IA, la force obscure

Le géant rapiécé, cabossé, mais vivace, traverse la plaine de Plainpalais à Genève, grimpe sur le Salève, court le monde, tue et détruit. La créature du Dr Frankenstein a échappé à son créateur. L’intelligence artificielle est un peu notre Frankenstein à nous, s’aventurant sur des terres inconnues, suscitant l’effroi tant sa puissance semble démesurée.

Avec l’IA, il y a un peu de ça : le sentiment que nous avons créé un monstre, et que nous ne sommes pas certains de pouvoir le contrôler. Alors, on se rassure. On titille la bête. On joue avec. On lui demande un coup de main pour écrire un texte, aligner quelques lignes de codes, générer une image ou un design. On s’amuse. On se réjouit de ses performances. On se dit que jamais l’intelligence humaine n’aura été capable de créer une machine qui nous ressemble tant. Un miroir qui nous flatte.

Mais l’IA dont ChatGPT est l’emblème populaire n’est plus vraiment un jeu. L’IA va entrer dans les entreprises. Les experts pensent que près de la moitié des emplois seront impactés. La révolution sera comparable à l’arrivée de l’internet. Les créatifs ont été les premiers à s’émouvoir, comme les scénaristes à Hollywood. Les sources de la machine se chiffrent déjà en milliards de données et la progression est exponentielle. Sa capacité à combiner toutes ces données, et à créer, est infinie. ChatGPT s’apprête à gérer la complexité du monde. Ceux qui ont accès à la version 4.0 qu’il ne se trompe plus guère, au désespoir de ceux qui traquent ses faiblesses afin de prouver la supériorité de l’humain.

“Quand San Francisco s’allume, Bruxelles fulmine.”

La Silicon Valley s’est lancée furieusement dans cette nouvelle conquête technologique. En Europe, une bonne start up - il y en a ici ou là - réussit à lever quelques dizaines, ou centaines de millions, pas davantage. Aux Etats-Unis, OpenAI est déjà évaluée à 100 milliards de dollars. Et les investissements pleuvent, ils sont énormes. L’avance de la Silicon est abyssale.
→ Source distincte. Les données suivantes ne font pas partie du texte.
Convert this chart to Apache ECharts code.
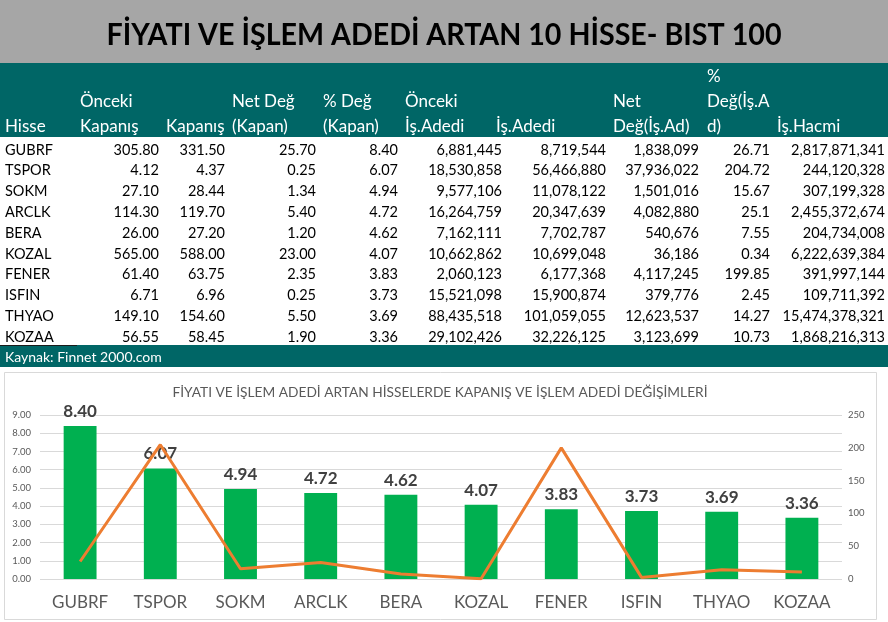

Quand San Francisco s’allume, Bruxelles fulmine. Il est nécessaire de réfléchir bien sûr, de réglementer, de définir des limites, de contraindre les entreprises à signaler le « made in IA ». Mais le partage des taches n’est pas glorieux. Ici les juristes tâtillons, là-bas les ingénieurs habiles. Au final, les Américains vont à nouveau dicter les règles du jeu. « Code is law»

Nous nous méfions à bon droit de ceux qui assurent pouvoir maîtriser le monstre. Nous nous voulons les gardiens de l’éthique. Nous plaidons pour le progrès pas à pas, plutôt que pour le profit tout de suite. La morale plutôt que la loi du capital. Le bien contre le mal. Cette façon de voir le problème est vertueuse. Mais elle nous laisse insatisfait. N’est-ce pas ceux qui conduisent le développement qui sont les plus à même de subjuguer la machine ? Or, nous avons laissé le leadership technologique aux Américains. Les géants de la Silicon innovent, acceptant plus ou moins les contraintes européennes, mais ce sont bien eux qui révolutionnent nos vies.

Je me surprends à citer le roman de Mary Shelley chaque fois que j’évoque l’intelligence artificielle. Me voilà donc, moi aussi, du côté de la peur, de la force obscure plutôt que de l’espoir et des lumières. Il est temps de changer de registre. Une bonne résolution pour 2024.